For the ant in this two-dimensional universe, any third dimension that extends perpendicular to the balloon's surface – like traveling into the center of the balloon  – has no physical meaning.

"It knows it can go forward and backward. It can go left and right," said Barbara Ryden, an astrophysicist at The Ohio State University. "But it has no concept of up and down."

Our universe is a 3D version of the ant's 2D balloon universe. But the balloon analogy, with its limited surface area, represents a finite universe — which cosmologists still aren't sure is true of our own, Ryden said. Limited by how far light has traveled since the Big Bang, cosmologists' observations offer only a finite glimpse of the cosmos, but the entire universe could be infinite.

If that's the case, then you can replace the balloon with a flat, expanding rubber sheet that extends forever. Or if you want to think of a 3D universe, imagine an infinite loaf of raisin bread that's continuously expanding. The raisins, in this case, represent the galaxies flying away from one another. "If the universe is infinite," Ryden told Live Science, "there is no center."

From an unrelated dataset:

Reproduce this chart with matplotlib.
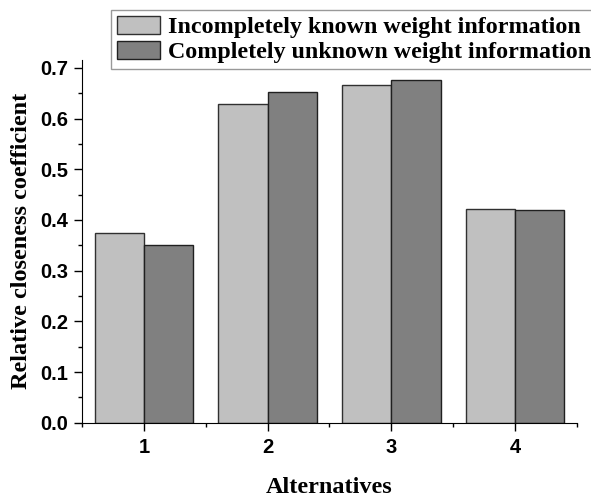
import numpy as np
import matplotlib.pyplot as plt
from matplotlib.ticker import MultipleLocator

alternatives = [1, 2, 3, 4]
incomplete_known = [0.375, 0.628, 0.667, 0.422]
complete_unknown = [0.350, 0.652, 0.676, 0.420]
series_names = ['Incompletely known weight information',
                'Completely unknown weight information']

serif = {'family': 'Liberation Serif', 'weight': 'bold'}

fig = plt.figure(figsize=(5.91, 4.98), dpi=100)
ax = fig.add_axes([0.139, 0.151, 0.837, 0.729])

x = np.array(alternatives)
w = 0.4
b1 = ax.bar(x - w/2, incomplete_known, w, color='#c0c0c0', edgecolor='#303030', linewidth=1.0, label=series_names[0])
b2 = ax.bar(x + w/2, complete_unknown, w, color='#808080', edgecolor='#202020', linewidth=1.0, label=series_names[1])

ax.set_xlim(0.5, 4.5)
ax.set_ylim(0, 0.716)
ax.set_xticks(alternatives)
ax.xaxis.set_minor_locator(MultipleLocator(0.5))
ax.yaxis.set_major_locator(MultipleLocator(0.1))
ax.yaxis.set_minor_locator(MultipleLocator(0.05))
ax.yaxis.set_major_formatter(plt.FormatStrFormatter('%.1f'))
ax.spines['top'].set_visible(False)
ax.spines['right'].set_visible(False)
ax.tick_params(which='major', direction='out', length=6, width=1, pad=4)
ax.tick_params(axis='x', which='major', pad=5)
ax.tick_params(which='minor', direction='out', length=3, width=1)
for lab in ax.get_xticklabels() + ax.get_yticklabels():
    lab.set_fontfamily('Liberation Sans')
    lab.set_fontweight('bold')
    lab.set_fontsize(14.5)

ax.set_xlabel('Alternatives', fontdict=serif, fontsize=17.5, labelpad=14)
ax.set_ylabel('Relative closeness coefficient', fontdict=serif, fontsize=17.5, labelpad=6)

leg = fig.legend(handles=[b1, b2], loc='upper left', bbox_to_anchor=(0.188, 0.98),
                 prop={'family': 'Liberation Serif', 'weight': 'bold', 'size': 17.3},
                 frameon=True, fancybox=False, edgecolor='#808080',
                 handlelength=1.8, handleheight=0.75, handletextpad=0.3,
                 borderpad=0.25, labelspacing=0.12, borderaxespad=0)
leg.get_frame().set_linewidth(1.0)

fig.savefig('out.png', dpi=100)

Whether the universe is flat or curved depends on the total amount of mass and energy in the cosmos. If the mass and energy density of the universe is just right — at the so-called critical density — then the universe would be flat like a sheet, expanding at a steadily accelerating rate.

But if the density is higher, then the cosmos would be curved like the balloon. The extra gravity from this increased density would slow cosmic expansion, eventually bringing that growth to a halt.

Meanwhile, at less than this critical density, cosmic expansion would accelerate even more. In this scenario, the universe would have negative curvature, with a shape somewhat like a saddle. It would still be infinite, however, and thus without a center.

So far, theoretical ideas and observations — such as those of the cosmic microwave background radiation, the afterglow from the Big Bang — point to a remarkably flat universe. But cosmologists still aren't sure if the universe is indeed flat or if the curvature is so wide that the universe only appears flat — similar to how Earth feels flat on the surface.

That the universe has no center — and, by extension, no edge — is consistent with the cosmological principle, the idea that no place in the universe is special. Observations of how galaxy clusters are distributed and the cosmic microwave background reveal a cosmos that, when you zoom out far enough, does indeed look the same everywhere.

Throughout history, humans have wrongly thought we were at or near the center of the universe —whether that center was the Earth, the sun or even the Milky Way galaxy. But no matter how special we humans think we are, the universe has, so far, shown otherwise.